--- BEGIN Stored data ---

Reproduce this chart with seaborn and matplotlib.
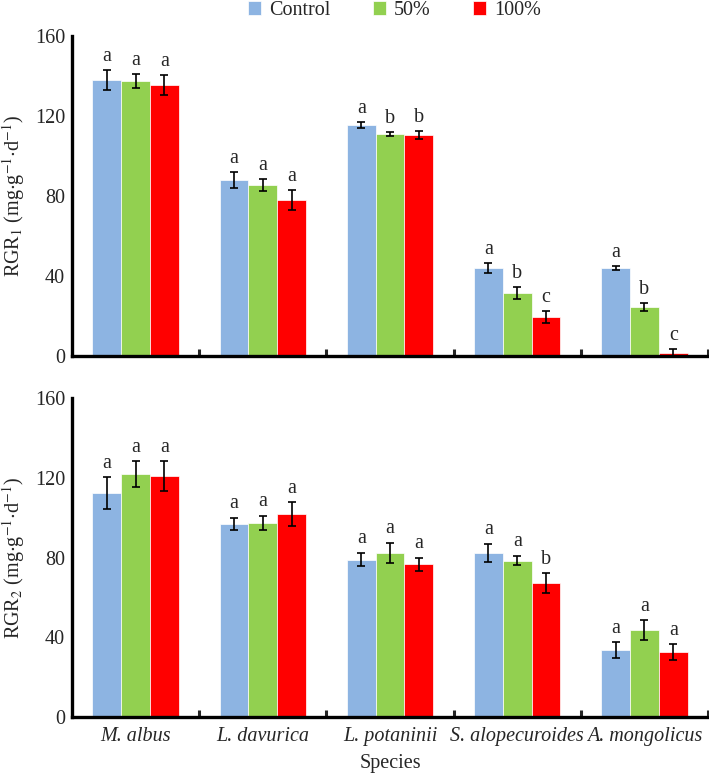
import matplotlib
matplotlib.use('Agg')
import matplotlib.pyplot as plt
import seaborn as sns
import pandas as pd
import numpy as np

species = ['M. albus', 'L. davurica', 'L. potaninii', 'S. alopecuroides', 'A. mongolicus']
treatments = ['Control', '50%', '100%']
colors = ['#8DB4E2', '#92D050', '#FF0000']

# RGR1 (top panel), rows = species, cols = treatments
rgr1 = [[138.0, 137.5, 135.5],
        [88.0, 85.5, 78.0],
        [115.5, 111.0, 110.5],
        [44.0, 31.5, 19.5],
        [44.0, 24.5, 1.5]]
rgr1_err = [[5.0, 3.5, 5.0],
            [4.0, 3.0, 5.0],
            [1.5, 1.0, 2.0],
            [2.5, 3.0, 3.0],
            [1.0, 2.0, 2.0]]
rgr1_sig = [['a', 'a', 'a'],
            ['a', 'a', 'a'],
            ['a', 'b', 'b'],
            ['a', 'b', 'c'],
            ['a', 'b', 'c']]

# RGR2 (bottom panel)
rgr2 = [[112.5, 122.0, 121.0],
        [97.0, 97.5, 102.0],
        [79.0, 82.5, 76.5],
        [82.5, 78.5, 67.0],
        [33.5, 43.5, 32.5]]
rgr2_err = [[8.0, 6.5, 7.5],
            [3.0, 3.5, 6.0],
            [3.5, 5.0, 3.5],
            [4.5, 2.5, 5.0],
            [4.0, 5.0, 4.0]]
rgr2_sig = [['a', 'a', 'a'],
            ['a', 'a', 'a'],
            ['a', 'a', 'a'],
            ['a', 'a', 'b'],
            ['a', 'a', 'a']]


def to_frame(vals, errs, sigs):
    rows = []
    for i, sp in enumerate(species):
        for j, tr in enumerate(treatments):
            rows.append({'Species': sp, 'Treatment': tr, 'value': vals[i][j],
                         'err': errs[i][j], 'sig': sigs[i][j]})
    return pd.DataFrame(rows)


sns.set_style('white')
plt.rcParams['font.family'] = ['Liberation Serif', 'DejaVu Serif']
plt.rcParams['mathtext.fontset'] = 'stix'

fig = plt.figure(figsize=(7.09, 7.76), dpi=100)
ax1 = fig.add_axes([0.1016, 0.5412, 0.897, 0.4124])
ax2 = fig.add_axes([0.1016, 0.0760, 0.897, 0.4111])

FS = 14.5


def draw(ax, df, ylabel, show_x):
    sns.barplot(data=df, x='Species', y='value', hue='Treatment', order=species,
                hue_order=treatments, palette=colors, saturation=1, width=0.68,
                errorbar=None, edgecolor='white', linewidth=0.5, ax=ax, legend=show_x)
    # bars come out in hue order, each covering all species
    k = 0
    for j, tr in enumerate(treatments):
        for i, sp in enumerate(species):
            p = ax.patches[k]
            k += 1
            row = df[(df.Species == sp) & (df.Treatment == tr)].iloc[0]
            xc = p.get_x() + p.get_width() / 2
            ax.errorbar(xc, row.value, yerr=row.err, fmt='none', ecolor='black',
                        elinewidth=1.2, capsize=3, capthick=1.2)
            ax.annotate(row.sig, (xc, row.value + row.err), xytext=(0, 3),
                        textcoords='offset points', ha='center', va='bottom',
                        fontsize=FS)
    ax.set_ylim(0, 160)
    ax.set_xlim(-0.5, 4.5)
    ax.set_yticks([0, 40, 80, 120, 160])
    ax.set_xticks(np.arange(0.5, 5.0, 1.0), minor=True)
    ax.tick_params(axis='y', which='major', direction='in', length=5, width=2.2,
                   labelsize=FS, pad=5)
    ax.tick_params(axis='x', which='minor', direction='in', length=5, width=2.2, bottom=True)
    ax.tick_params(axis='x', which='major', length=0, labelsize=FS, pad=7)
    for s in ['top', 'right']:
        ax.spines[s].set_visible(False)
    for s in ['left', 'bottom']:
        ax.spines[s].set_linewidth(2.4)
        ax.spines[s].set_color('black')
    ax.set_ylabel(ylabel, fontsize=FS, labelpad=6)
    if show_x:
        ax.set_xlabel('Species', fontsize=FS, labelpad=6)
        for lab in ax.get_xticklabels():
            lab.set_fontstyle('italic')
    else:
        ax.set_xlabel('')
        ax.set_xticklabels([])


draw(ax1, to_frame(rgr1, rgr1_err, rgr1_sig),
     r'RGR$_1$ (mg$\cdot$g$^{-1}$$\cdot$d$^{-1}$)', False)
draw(ax2, to_frame(rgr2, rgr2_err, rgr2_sig),
     r'RGR$_2$ (mg$\cdot$g$^{-1}$$\cdot$d$^{-1}$)', True)

handles, labels = ax2.get_legend_handles_labels()
ax2.get_legend().remove()
leg = fig.legend(handles, labels, loc='upper center', bbox_to_anchor=(0.556, 1.022), ncol=3,
                 frameon=False, fontsize=FS, handlelength=0.65, handleheight=0.65,
                 handletextpad=0.4, columnspacing=2.1)
for t in leg.get_texts():
    t.set_fontfamily('Liberation Serif')

fig.savefig('out.png', dpi=100)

--- END Stored data ---

*Your objective:*
Leave out the pictures, then repeat the listing above exactly from its first line to the line with "colors = ['#8DB4E2', '#92D050', '#FF0000']", inclusive.

*Complete response:*
Reproduce this chart with seaborn and matplotlib.
import matplotlib
matplotlib.use('Agg')
import matplotlib.pyplot as plt
import seaborn as sns
import pandas as pd
import numpy as np

species = ['M. albus', 'L. davurica', 'L. potaninii', 'S. alopecuroides', 'A. mongolicus']
treatments = ['Control', '50%', '100%']
colors = ['#8DB4E2', '#92D050', '#FF0000']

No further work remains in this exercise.